Thirteen percent of jobs created in the past several months have been temporary or part-time jobs, according to the Bureau of Labor Statistics. These jobs pay 10-15 percent less than full time jobs and usually do not include healthcare or other benefits. The Economic Policy Institute, a liberal U.S. think tank, reports that around 31 percent of women and 23 percent of men work temporary or part-time jobs or on a contract basis.
Inequality rules
The overall impact of declining wages and unemployment is a dramatic increase in social inequality. In the U.S., there is a highly unequal distribution of wealth by class.
The wealthiest 1 percent of people controls more than one-third of the country’s wealth. The bottom 80 percent—the working class—have only 16 percent.

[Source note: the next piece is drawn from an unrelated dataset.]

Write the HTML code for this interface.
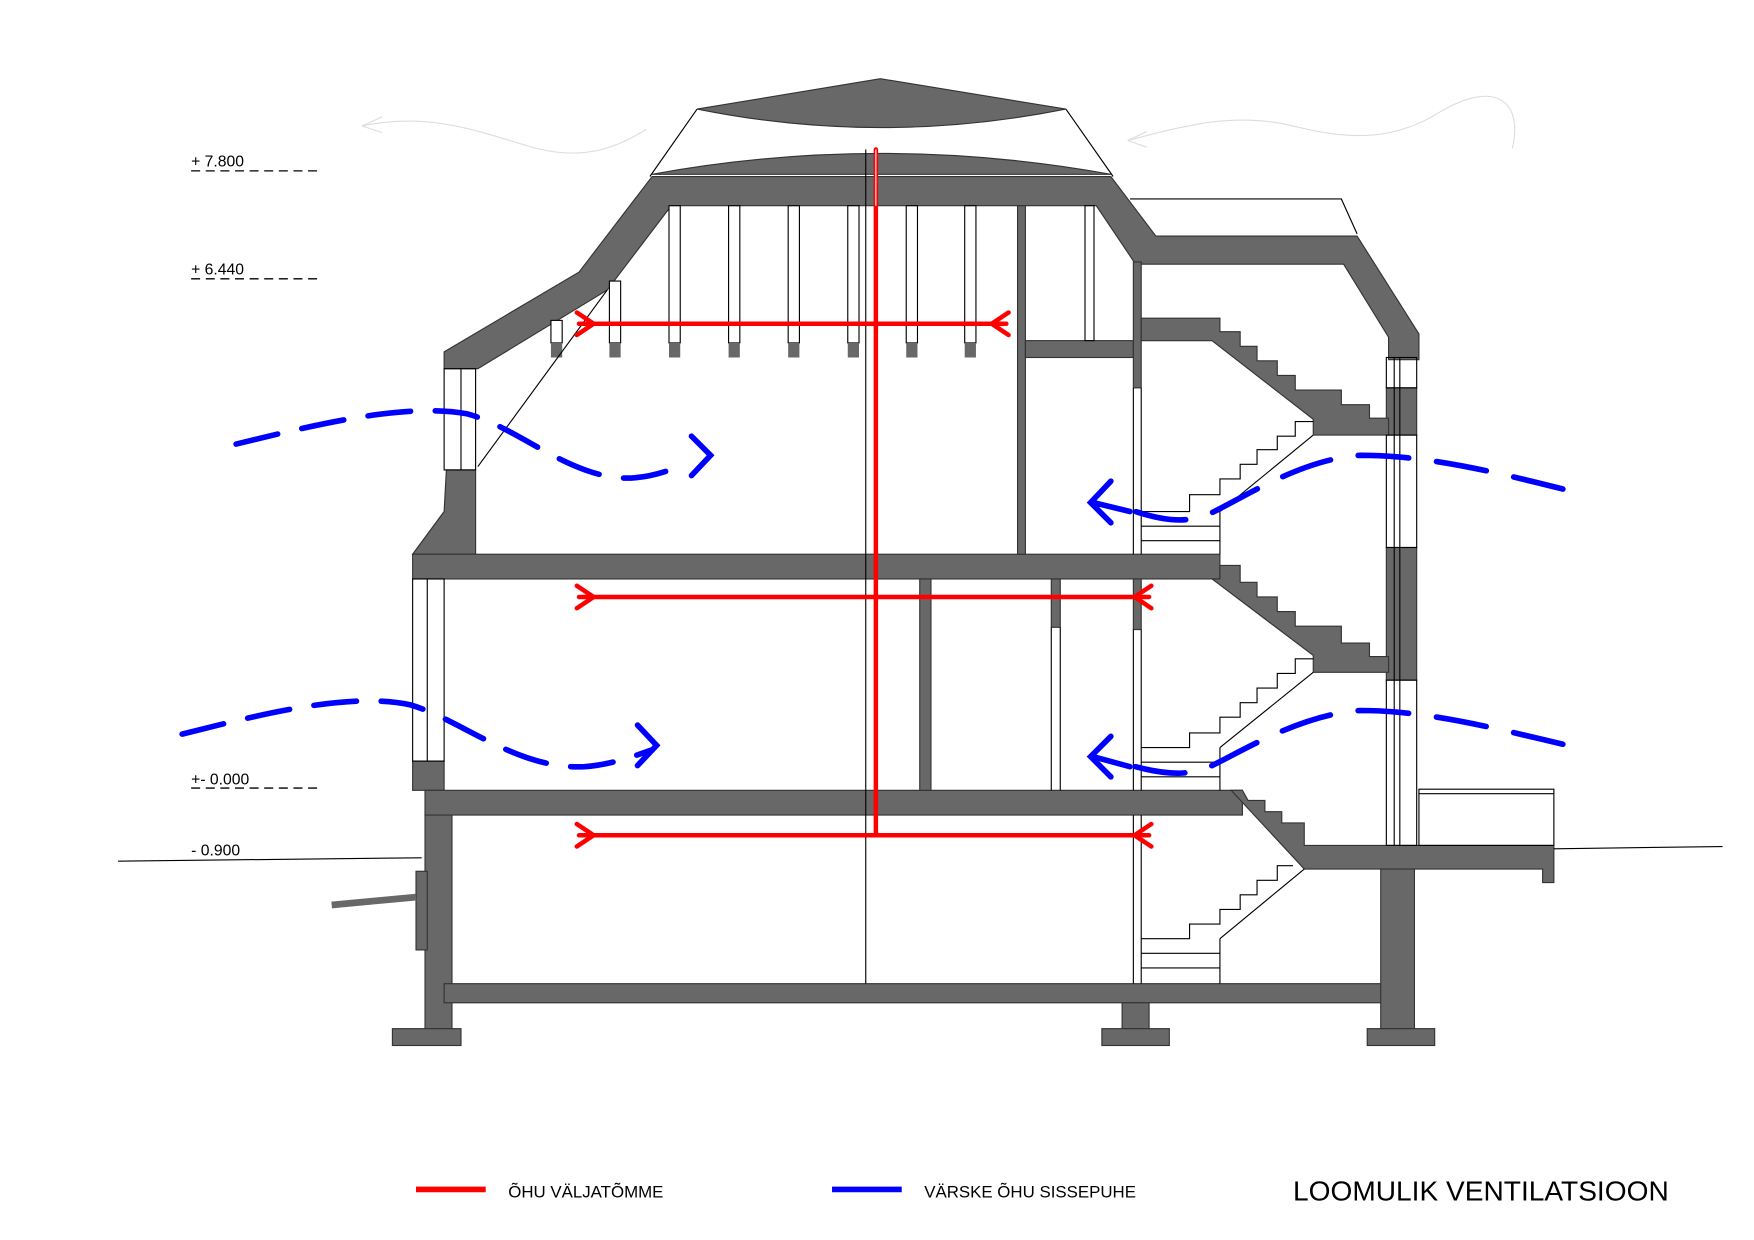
<!DOCTYPE html>
<html><head><meta charset="utf-8"><style>html,body{margin:0;padding:0;background:#fff}svg{display:block}</style></head>
<body>
<svg width="1754" height="1240" viewBox="0 0 1560 1103" preserveAspectRatio="none" xmlns="http://www.w3.org/2000/svg" font-family="Liberation Sans, sans-serif">
<rect width="1560" height="1103" fill="#fff"/>
<!-- faint wind lines -->
<path d="M322,112 C380,100 420,115 470,130 C520,145 550,130 575,115" fill="none" stroke="#ddd" stroke-width="1"/>
<path d="M322,112 L340,104 M322,112 L340,118" stroke="#ddd" stroke-width="1"/>
<path d="M1003,125 C1060,110 1100,100 1150,112 C1200,125 1240,125 1280,100 C1330,70 1355,90 1345,132" fill="none" stroke="#ddd" stroke-width="1"/>
<path d="M1003,125 L1020,117 M1003,125 L1020,131" stroke="#ddd" stroke-width="1"/>
<g fill="#686868" stroke="#333" stroke-width="1">
<!-- roof cap -->
<path d="M620,97 L783,70 L948,97 Q783,130 620,97 Z"/>
<path d="M580,155 Q783,118 988,155 Z"/>
</g>
<path d="M620,97 L578,157 M948,97 L990,157" stroke="#000" stroke-width="1"/>
<path d="M1005,177 L1193,177 L1207,208" fill="none" stroke="#000" stroke-width="1"/>
<g fill="#686868" stroke="#333" stroke-width="1">
<!-- main roof band -->
<path d="M395,313 L515,242 L580,157 L988,157 L1028,210 L1207,210 L1262,297 L1262,320 L1235,320 L1235,300 L1195,235 L1010,235 L975,183 L597,183 L540,258 L425,328 L395,328 Z"/>
<!-- left wall upper -->
<path d="M397,418 L423,418 L423,493 L367,493 L367,493 L395,455 Z"/>
<rect x="367" y="493" width="718" height="22"/>
<rect x="367" y="677" width="28" height="26"/>
<rect x="378" y="703" width="727" height="22"/>
<path d="M1095,703 L1105,703 L1110,712 L1125,712 L1125,722 L1140,722 L1140,732 L1160,732 L1160,752 L1382,752 L1382,785 L1372,785 L1372,773 L1160,773 Z"/>
<!-- basement -->
<rect x="378" y="725" width="24" height="190"/>
<rect x="370" y="775" width="10" height="70"/>
<rect x="349" y="915" width="61" height="15"/>
<rect x="395" y="875" width="860" height="17"/>
<rect x="998" y="892" width="24" height="23"/>
<rect x="980" y="915" width="60" height="15"/>
<rect x="1228" y="773" width="30" height="142"/>
<rect x="1216" y="915" width="60" height="15"/>
<!-- right wall -->
<rect x="1233" y="345" width="27" height="42"/>
<rect x="1233" y="487" width="27" height="118"/>
<!-- attic interior -->
<rect x="905" y="183" width="7" height="310"/>
<rect x="912" y="303" width="96" height="15"/>
<rect x="1008" y="233" width="7" height="112"/>
<rect x="818" y="515" width="10" height="188"/>
<rect x="935" y="515" width="8" height="43"/>
<rect x="1008" y="515" width="7" height="45"/>
<!-- stairs -->
<path d="M1015,283 L1085,283 L1085,295 L1103,295 L1103,308 L1118,308 L1118,321 L1136,321 L1136,334 L1152,334 L1152,347 L1193,347 L1193,360 L1218,360 L1218,372 L1235,372 L1235,387 L1168,387 L1168,373 L1078,303 L1015,303 Z"/>
<path d="M1085,503 L1103,503 L1103,518 L1118,518 L1118,531 L1136,531 L1136,544 L1152,544 L1152,557 L1193,557 L1193,572 L1218,572 L1218,584 L1235,584 L1235,598 L1168,598 L1168,583 L1078,515 L1085,515 Z"/>
</g>
<!-- posts -->
<g fill="#fff" stroke="#000" stroke-width="1">
<rect x="490" y="285" width="10" height="20"/><rect x="542" y="250" width="10" height="55"/>
<rect x="595" y="183" width="10" height="122"/><rect x="648" y="183" width="10" height="122"/>
<rect x="701" y="183" width="10" height="122"/><rect x="754" y="183" width="10" height="122"/>
<rect x="806" y="183" width="10" height="122"/><rect x="858" y="183" width="10" height="122"/>
<rect x="965" y="183" width="8" height="120"/>
</g>
<g fill="#686868"><rect x="490" y="305" width="10" height="13"/><rect x="542" y="305" width="10" height="13"/><rect x="595" y="305" width="10" height="13"/><rect x="648" y="305" width="10" height="13"/><rect x="701" y="305" width="10" height="13"/><rect x="754" y="305" width="10" height="13"/><rect x="806" y="305" width="10" height="13"/><rect x="858" y="305" width="10" height="13"/></g>
<g fill="none" stroke="#000" stroke-width="1">
<!-- windows -->
<rect x="395" y="328" width="28" height="90"/><line x1="410" y1="328" x2="410" y2="418"/>
<rect x="367" y="515" width="28" height="162"/><line x1="380" y1="515" x2="380" y2="677"/>
<rect x="1233" y="318" width="27" height="27"/><line x1="1240" y1="318" x2="1240" y2="752"/><line x1="1245" y1="318" x2="1245" y2="752"/>
<rect x="1233" y="387" width="27" height="100"/>
<rect x="1233" y="605" width="27" height="147"/>
<line x1="425" y1="415" x2="540" y2="258"/>
<line x1="1008" y1="345" x2="1008" y2="493"/><line x1="1015" y1="345" x2="1015" y2="493"/>
<line x1="1008" y1="560" x2="1008" y2="703"/><line x1="1015" y1="560" x2="1015" y2="703"/>
<line x1="1008" y1="725" x2="1008" y2="875"/><line x1="1015" y1="725" x2="1015" y2="875"/>
<line x1="935" y1="558" x2="935" y2="703"/><line x1="943" y1="558" x2="943" y2="703"/>
<line x1="770" y1="133" x2="770" y2="875"/>
<!-- white stairs -->
<path d="M1168,387 L1085,455 M1168,375 L1152,375 L1152,388 L1136,388 L1136,400 L1118,400 L1118,413 L1103,413 L1103,426 L1085,426 L1085,440 L1058,440 L1058,455 L1015,455 M1015,468 L1085,468 M1015,481 L1085,481 M1085,455 L1085,493"/>
<path d="M1168,598 L1085,665 M1168,586 L1152,586 L1152,599 L1136,599 L1136,612 L1118,612 L1118,625 L1103,625 L1103,638 L1085,638 L1085,652 L1058,652 L1058,665 L1015,665 M1015,678 L1085,678 M1015,691 L1085,691 M1085,665 L1085,703"/>
<path d="M1160,773 L1085,835 M1150,770 L1136,770 L1136,783 L1118,783 L1118,796 L1103,796 L1103,809 L1085,809 L1085,822 L1058,822 L1058,835 L1015,835 M1015,848 L1085,848 M1015,861 L1085,861 M1085,835 L1085,875"/>
<rect x="1262" y="702" width="120" height="50"/><line x1="1262" y1="706" x2="1382" y2="706"/>
<line x1="105" y1="766" x2="375" y2="763"/><line x1="1382" y1="755" x2="1532" y2="753"/>
</g>
<line x1="295" y1="805" x2="370" y2="798" stroke="#686868" stroke-width="6"/>
<!-- red -->
<g stroke="#ff0000" stroke-width="4" fill="none" stroke-linecap="round">
<line x1="779" y1="133" x2="779" y2="743"/>
<line x1="515" y1="288" x2="895" y2="288"/>
<line x1="515" y1="531" x2="1022" y2="531"/>
<line x1="515" y1="743" x2="1022" y2="743"/>
<path d="M513,278 L528,288 L513,298 M513,521 L528,531 L513,541 M513,733 L528,743 L513,753"/>
<path d="M897,278 L882,288 L897,298 M1024,521 L1009,531 L1024,541 M1024,733 L1009,743 L1024,753"/>
</g>
<line x1="779" y1="133" x2="779" y2="183" stroke="#fff" stroke-width="1"/>
<!-- blue -->
<g stroke="#0000ff" stroke-width="5" fill="none" stroke-linecap="round">
<path d="M210,395 C280,378 360,358 415,368 C460,380 500,420 550,425 C575,427 595,418 605,415" stroke-dasharray="38,22"/>
<path d="M615,388 L632,405 L615,423"/>
<path d="M162,653 C230,636 310,615 365,627 C410,640 460,685 520,682 C545,680 565,672 580,667" stroke-dasharray="38,22"/>
<path d="M567,645 L584,663 L567,681"/>
<path d="M1390,435 C1330,420 1270,405 1210,405 C1160,408 1110,440 1080,455 C1060,465 1040,465 1010,455" stroke-dasharray="45,25"/>
<path d="M988,428 L970,447 L988,465 M972,447 L1005,455"/>
<path d="M1390,662 C1330,648 1270,632 1210,632 C1160,635 1110,665 1080,680 C1060,690 1040,690 1010,682" stroke-dasharray="45,25"/>
<path d="M988,655 L970,673 L988,691 M972,673 L1005,682"/>
</g>
<!-- levels -->
<g font-size="14" fill="#000">
<text x="170" y="148">+ 7.800</text><text x="170" y="244">+ 6.440</text>
<text x="170" y="698">+- 0.000</text><text x="170" y="761">- 0.900</text>
</g>
<g stroke="#000" stroke-width="1.2" stroke-dasharray="8,5">
<line x1="170" y1="152" x2="287" y2="152"/><line x1="170" y1="248" x2="287" y2="248"/><line x1="170" y1="701" x2="287" y2="701"/>
</g>
<!-- legend -->
<line x1="370" y1="1058" x2="432" y2="1058" stroke="#ff0000" stroke-width="5"/>
<text x="452" y="1065" font-size="15">ÕHU VÄLJATÕMME</text>
<line x1="740" y1="1058" x2="802" y2="1058" stroke="#0000ff" stroke-width="5"/>
<text x="822" y="1065" font-size="15">VÄRSKE ÕHU SISSEPUHE</text>
<text x="1150" y="1068" font-size="25">LOOMULIK VENTILATSIOON</text>
</svg>
</body></html>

Even more outrageous, the richest 20 percent hold 84.4 percent of all wealth, while the poorest 20 percent are in debt—they owe more than they own, according to the 2004 “State of Working America.” The burden of debt is sure to increase in the coming period as the specter of inflation haunts workers.
Inequality statistics also highlight the reality of racism in the U.S. The average Black family owns only 14 percent of what the average white family owns.
Social inequality under capitalism not only harms workers in the U.S. It also hurts workers in the rest of the world. The worldwide income gap between the richest 20 percent and the poorest 20 percent rose from 30:1 in 1960, to 60:1 in 1990, and to 74:1 in 1999 and is projected to reach 100:1 in 2015, according to the 2002 United Nations Human Development Report.
Class-wide solidarity
Declining living standards and inequality will not disappear overnight. They are built into the capitalist system. Capitalism’s sole motive is maximizing profit for the handful of owners, not meeting human needs. It is unable to provide a decent living for the working class. It breeds misery for workers at home and destroys countries and cultures abroad.
Capitalism also creates irreconcilable class contradictions. In so doing it creates its own “grave diggers”—the multinational working class.
The change in the social composition of the working class lays the objective basis for a movement of the entire U.S. working class. Black, Latino, white, Asian and Arab workers all toil together in the U.S. They are women and men, gay and straight.
Bush and the right wing are currently trying to push workers’ living standards farther down than they are today. Building consciousness and class unity is the only way to counter this assault.
Forged together, a powerful, multinational movement of the working class can fight against capitalist exploitation both at home and abroad. It is no longer just desirable. It is necessary.